## [TASK OBJECTIVE]
Tally the lines in the data that follows that include the word "picture", and report nothing but the total.

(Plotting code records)
+--
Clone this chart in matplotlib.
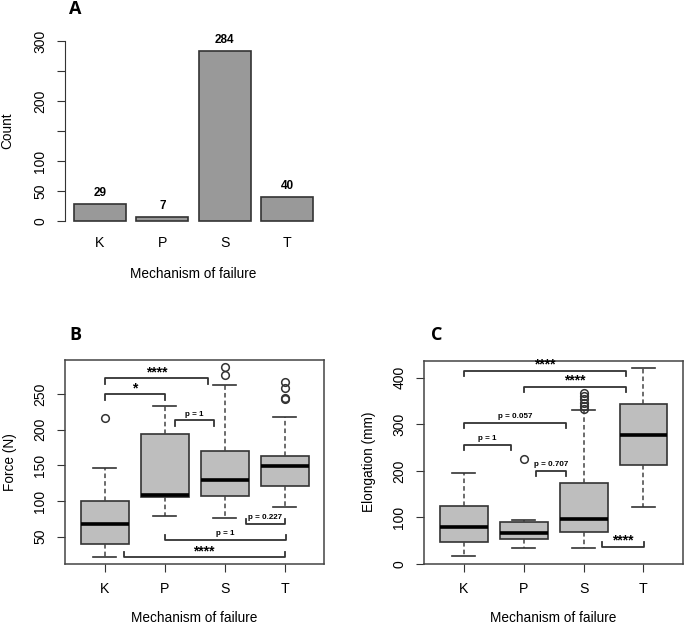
import matplotlib.pyplot as plt

plt.rcParams['font.family'] = ['Liberation Sans', 'DejaVu Sans']

# Data
mechanisms = ['K', 'P', 'S', 'T']
counts = [29, 7, 284, 40]

# Panel B: force (N) box statistics
force_whislo = [22, 79, 76, 92]
force_q1 = [40, 105, 107.5, 121.5]
force_med = [68, 108.5, 129, 149]
force_q3 = [100.5, 193.5, 170, 163.5]
force_whishi = [146, 233, 262.5, 218.5]
force_fliers = [[216], [], [276, 288], [242.5, 245, 258, 267.5]]

# Panel C: elongation (mm) box statistics
elong_whislo = [16.5, 34, 34, 122]
elong_q1 = [47, 53.5, 69, 213.5]
elong_med = [80, 66.5, 97, 277]
elong_q3 = [125, 91, 174, 343]
elong_whishi = [195, 93.5, 330, 421.5]
elong_fliers = [[], [225.5], [333.5, 339, 346, 354, 361, 368], []]

# Significance brackets (x start, x end, y, label, tips pointing up?)
force_br_x1 = [1.0, 1.0, 2.17, 3.35, 2.0, 1.32]
force_br_x2 = [2.73, 2.0, 2.83, 4.0, 4.02, 4.0]
force_br_y = [272, 249.6, 213, 67.8, 45.4, 21.5]
force_br_lab = ['****', '*', 'p = 1', 'p = 0.227', 'p = 1', '****']
force_br_up = [False, False, False, True, True, True]

elong_br_x1 = [1.0, 2.01, 1.0, 1.0, 2.2, 3.31]
elong_br_x2 = [3.7, 3.7, 2.71, 1.78, 2.71, 4.01]
elong_br_y = [414.4, 380, 303, 255, 200.6, 37]
elong_br_lab = ['****', '****', 'p = 0.057', 'p = 1', 'p = 0.707', '****']
elong_br_up = [False, False, False, False, False, True]

W, H = 685, 624
fig = plt.figure(figsize=(W / 100, H / 100), dpi=100)


def px_axes(left, top, right, bottom):
    return fig.add_axes([left / W, 1 - bottom / H, (right - left) / W, (bottom - top) / H])


edge = '#333333'
pos = [1, 2, 3, 4]

# ---- Panel A: bar chart ----
axA = px_axes(64.5, 33.8, 322.5, 228.2)
bars = axA.bar(pos, counts, width=0.833, color='#999999', edgecolor=edge, linewidth=1.2)
for b, c in zip(bars, counts):
    axA.annotate(str(c), (b.get_x() + b.get_width() / 2, c), xytext=(0, 3.5),
                 textcoords='offset points', ha='center', va='bottom',
                 fontsize=8.5, fontweight='bold')
axA.set_xlim(0.43, 4.57)
axA.set_ylim(-12, 312)
for s in ['top', 'right', 'bottom']:
    axA.spines[s].set_visible(False)
axA.spines['left'].set_bounds(0, 300)
axA.spines['left'].set_color(edge)
axA.set_yticks([0, 50, 100, 150, 200, 250, 300])
axA.set_yticklabels(['0', '50', '100', '', '200', '', '300'])
axA.set_xticks(pos)
axA.set_xticklabels(mechanisms)
axA.tick_params(axis='x', length=0, pad=5.3, labelsize=10.2)
axA.tick_params(axis='y', length=5.5, pad=7, labelsize=10, color=edge, labelrotation=90)
for t in axA.get_yticklabels():
    t.set_va('center')
axA.set_xlabel('Mechanism of failure', fontsize=9.8)
axA.xaxis.set_label_coords(0.5, (228.2 - 274) / 194.4)
axA.xaxis.label.set_va('center')
axA.set_ylabel('Count', fontsize=9.8)
axA.yaxis.set_label_coords((7 - 64.5) / 258, 0.5)
axA.yaxis.label.set_va('center')


def box_panel(ax, whislo, q1, med, q3, whishi, fliers, br_x1, br_x2, br_y, br_lab, br_up, tip):
    stats = []
    for i in range(4):
        stats.append(dict(whislo=whislo[i], q1=q1[i], med=med[i], q3=q3[i],
                          whishi=whishi[i], fliers=fliers[i]))
    ax.bxp(stats, positions=pos, widths=0.8, capwidths=0.38, patch_artist=True,
           boxprops=dict(facecolor='#BEBEBE', edgecolor=edge, linewidth=1.2),
           medianprops=dict(color='black', linewidth=2.6),
           whiskerprops=dict(color='#444444', linewidth=1.1, linestyle=(0, (3, 2))),
           capprops=dict(color=edge, linewidth=1.2),
           flierprops=dict(marker='o', markerfacecolor='none', markeredgecolor=edge,
                           markersize=5.5, markeredgewidth=1.1))
    for x1, x2, y, lab, up in zip(br_x1, br_x2, br_y, br_lab, br_up):
        ty = y + tip if up else y - tip
        ax.plot([x1, x1, x2, x2], [ty, y, y, ty], color=edge, linewidth=1.3)
        if lab.startswith('*'):
            ax.annotate(lab, ((x1 + x2) / 2, y), xytext=(0, 1.5), textcoords='offset points',
                        ha='center', va='baseline', fontsize=10, fontweight='bold')
        else:
            ax.annotate(lab, ((x1 + x2) / 2, y), xytext=(0, 2), textcoords='offset points',
                        ha='center', va='bottom', fontsize=5.8, fontweight='bold')
    ax.set_xlim(0.34, 4.66)
    ax.set_xticks(pos)
    ax.set_xticklabels(mechanisms)
    for s in ax.spines.values():
        s.set_color('#444444')
        s.set_linewidth(1.1)
    ax.tick_params(axis='x', length=5.5, pad=7.5, labelsize=10.2, color=edge)
    ax.tick_params(axis='y', length=5.5, pad=7.5, labelsize=10, color=edge, labelrotation=90)
    for t in ax.get_yticklabels():
        t.set_va('center')
    ax.set_xlabel('Mechanism of failure', fontsize=9.8)
    ax.xaxis.set_label_coords(0.5, (564 - 618) / 204)
    ax.xaxis.label.set_va('center')


# ---- Panel B: force ----
axB = px_axes(65, 360, 324.3, 564)
box_panel(axB, force_whislo, force_q1, force_med, force_q3, force_whishi, force_fliers,
          force_br_x1, force_br_x2, force_br_y, force_br_lab, force_br_up, 7.5)
axB.set_ylim(11.8, 297.7)
axB.set_yticks([50, 100, 150, 200, 250])
axB.set_ylabel('Force (N)', fontsize=9.8)
axB.yaxis.set_label_coords((10 - 65) / 259.3, 0.5)
axB.yaxis.label.set_va('center')

# ---- Panel C: elongation ----
axC = px_axes(424.3, 360.5, 683, 564)
box_panel(axC, elong_whislo, elong_q1, elong_med, elong_q3, elong_whishi, elong_fliers,
          elong_br_x1, elong_br_x2, elong_br_y, elong_br_lab, elong_br_up, 11)
axC.set_ylim(0, 437)
axC.set_yticks([0, 100, 200, 300, 400])
axC.set_ylabel('Elongation (mm)', fontsize=9.8)
axC.yaxis.set_label_coords((369.5 - 424.3) / 258.7, 0.5)
axC.yaxis.label.set_va('center')

# Panel letters
for letter, x, y in [('A', 75, 9), ('B', 75, 335), ('C', 436.5, 335)]:
    fig.text(x / W, 1 - y / H, letter, ha='center', va='center', fontsize=13,
             fontweight='bold', family=['Open Sans', 'DejaVu Sans'])

fig.savefig('out.png', dpi=100, facecolor='white')
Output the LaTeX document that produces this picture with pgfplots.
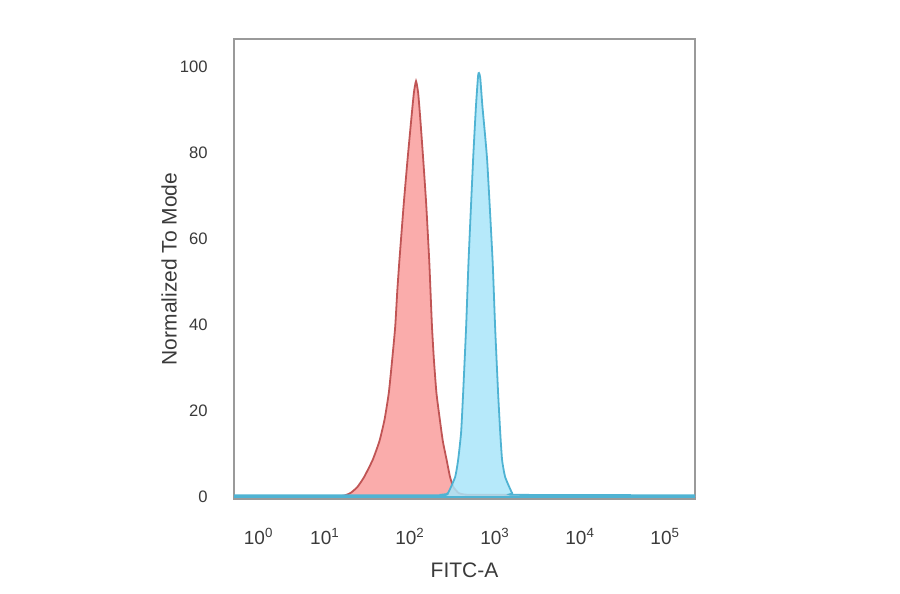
+--
## [RESPONSE]
1